____ Record set

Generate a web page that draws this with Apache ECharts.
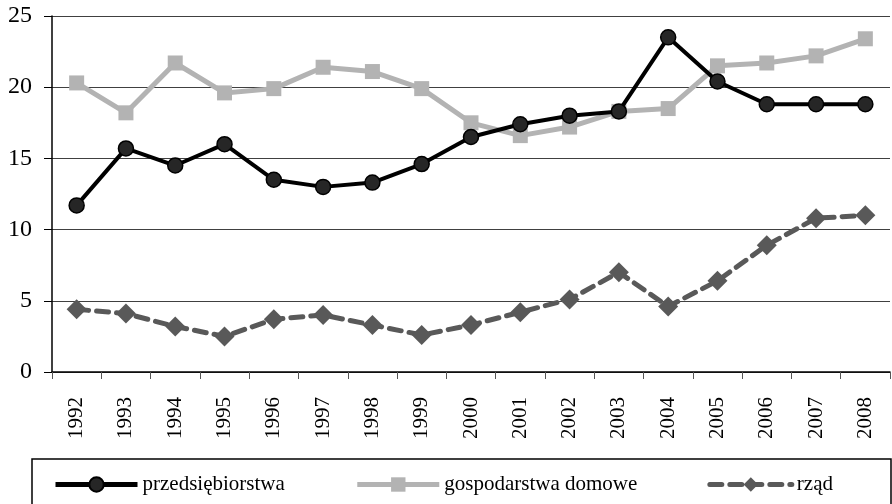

________
____ Record set

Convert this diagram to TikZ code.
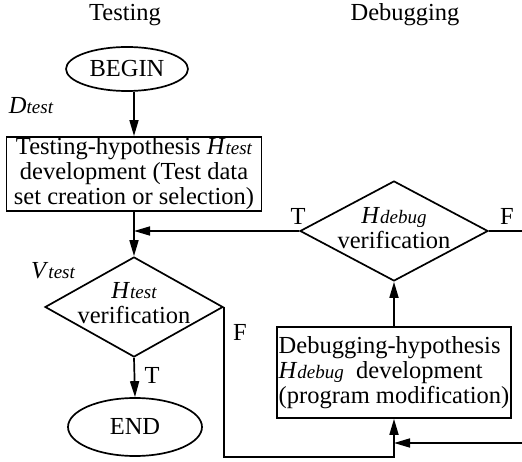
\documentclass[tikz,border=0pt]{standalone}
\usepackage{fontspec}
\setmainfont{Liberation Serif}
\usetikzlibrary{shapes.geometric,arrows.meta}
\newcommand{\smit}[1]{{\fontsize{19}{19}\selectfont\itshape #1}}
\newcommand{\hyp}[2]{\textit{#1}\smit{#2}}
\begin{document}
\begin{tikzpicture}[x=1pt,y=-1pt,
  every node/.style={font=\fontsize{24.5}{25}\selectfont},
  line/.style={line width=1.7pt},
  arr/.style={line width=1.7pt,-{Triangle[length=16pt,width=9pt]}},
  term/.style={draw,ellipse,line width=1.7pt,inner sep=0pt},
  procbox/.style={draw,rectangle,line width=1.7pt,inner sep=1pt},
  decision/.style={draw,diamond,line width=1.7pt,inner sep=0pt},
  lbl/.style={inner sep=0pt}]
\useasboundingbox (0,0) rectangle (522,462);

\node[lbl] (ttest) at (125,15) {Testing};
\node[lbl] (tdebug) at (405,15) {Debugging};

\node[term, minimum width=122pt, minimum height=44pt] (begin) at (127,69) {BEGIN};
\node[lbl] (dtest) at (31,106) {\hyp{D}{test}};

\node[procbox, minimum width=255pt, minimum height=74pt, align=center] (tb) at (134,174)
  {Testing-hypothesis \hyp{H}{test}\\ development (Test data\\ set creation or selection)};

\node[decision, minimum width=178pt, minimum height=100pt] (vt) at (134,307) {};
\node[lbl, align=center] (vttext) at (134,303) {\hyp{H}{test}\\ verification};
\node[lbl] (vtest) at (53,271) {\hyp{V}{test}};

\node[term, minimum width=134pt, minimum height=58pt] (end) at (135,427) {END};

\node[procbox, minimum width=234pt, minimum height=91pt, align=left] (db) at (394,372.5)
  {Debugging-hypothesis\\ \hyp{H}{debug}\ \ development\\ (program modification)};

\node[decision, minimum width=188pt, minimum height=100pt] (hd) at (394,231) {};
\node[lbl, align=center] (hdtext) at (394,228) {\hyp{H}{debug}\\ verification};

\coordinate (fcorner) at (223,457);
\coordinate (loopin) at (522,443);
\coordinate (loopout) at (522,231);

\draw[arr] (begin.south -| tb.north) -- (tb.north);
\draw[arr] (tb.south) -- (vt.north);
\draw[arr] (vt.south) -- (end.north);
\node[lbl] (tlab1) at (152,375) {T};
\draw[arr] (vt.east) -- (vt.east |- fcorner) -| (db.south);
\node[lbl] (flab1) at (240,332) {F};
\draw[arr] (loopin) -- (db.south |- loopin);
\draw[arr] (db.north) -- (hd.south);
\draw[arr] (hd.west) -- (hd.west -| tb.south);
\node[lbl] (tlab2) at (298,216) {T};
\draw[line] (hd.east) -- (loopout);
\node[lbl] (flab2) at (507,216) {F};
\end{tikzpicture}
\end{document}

________
____ Record set

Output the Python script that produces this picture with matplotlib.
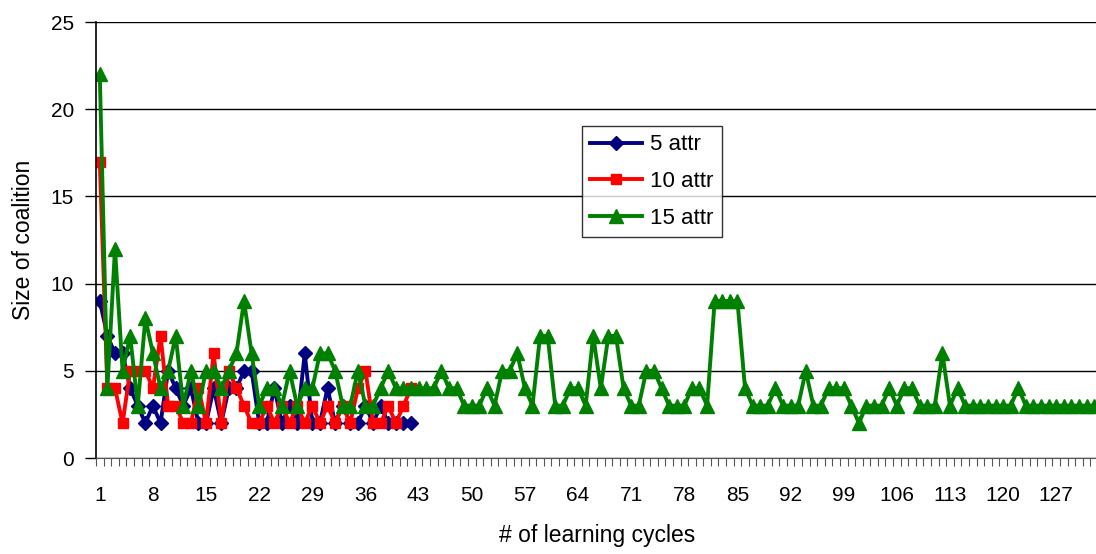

________

In the entries above, find the line that contains "Convert this diagram to TikZ code." and the line that contains "align=center] (hdtext) at". Reproduce exactly those two lines and every line between them, but not the pictures.

Convert this diagram to TikZ code.
\documentclass[tikz,border=0pt]{standalone}
\usepackage{fontspec}
\setmainfont{Liberation Serif}
\usetikzlibrary{shapes.geometric,arrows.meta}
\newcommand{\smit}[1]{{\fontsize{19}{19}\selectfont\itshape #1}}
\newcommand{\hyp}[2]{\textit{#1}\smit{#2}}
\begin{document}
\begin{tikzpicture}[x=1pt,y=-1pt,
  every node/.style={font=\fontsize{24.5}{25}\selectfont},
  line/.style={line width=1.7pt},
  arr/.style={line width=1.7pt,-{Triangle[length=16pt,width=9pt]}},
  term/.style={draw,ellipse,line width=1.7pt,inner sep=0pt},
  procbox/.style={draw,rectangle,line width=1.7pt,inner sep=1pt},
  decision/.style={draw,diamond,line width=1.7pt,inner sep=0pt},
  lbl/.style={inner sep=0pt}]
\useasboundingbox (0,0) rectangle (522,462);

\node[lbl] (ttest) at (125,15) {Testing};
\node[lbl] (tdebug) at (405,15) {Debugging};

\node[term, minimum width=122pt, minimum height=44pt] (begin) at (127,69) {BEGIN};
\node[lbl] (dtest) at (31,106) {\hyp{D}{test}};

\node[procbox, minimum width=255pt, minimum height=74pt, align=center] (tb) at (134,174)
  {Testing-hypothesis \hyp{H}{test}\\ development (Test data\\ set creation or selection)};

\node[decision, minimum width=178pt, minimum height=100pt] (vt) at (134,307) {};
\node[lbl, align=center] (vttext) at (134,303) {\hyp{H}{test}\\ verification};
\node[lbl] (vtest) at (53,271) {\hyp{V}{test}};

\node[term, minimum width=134pt, minimum height=58pt] (end) at (135,427) {END};

\node[procbox, minimum width=234pt, minimum height=91pt, align=left] (db) at (394,372.5)
  {Debugging-hypothesis\\ \hyp{H}{debug}\ \ development\\ (program modification)};

\node[decision, minimum width=188pt, minimum height=100pt] (hd) at (394,231) {};
\node[lbl, align=center] (hdtext) at (394,228) {\hyp{H}{debug}\\ verification};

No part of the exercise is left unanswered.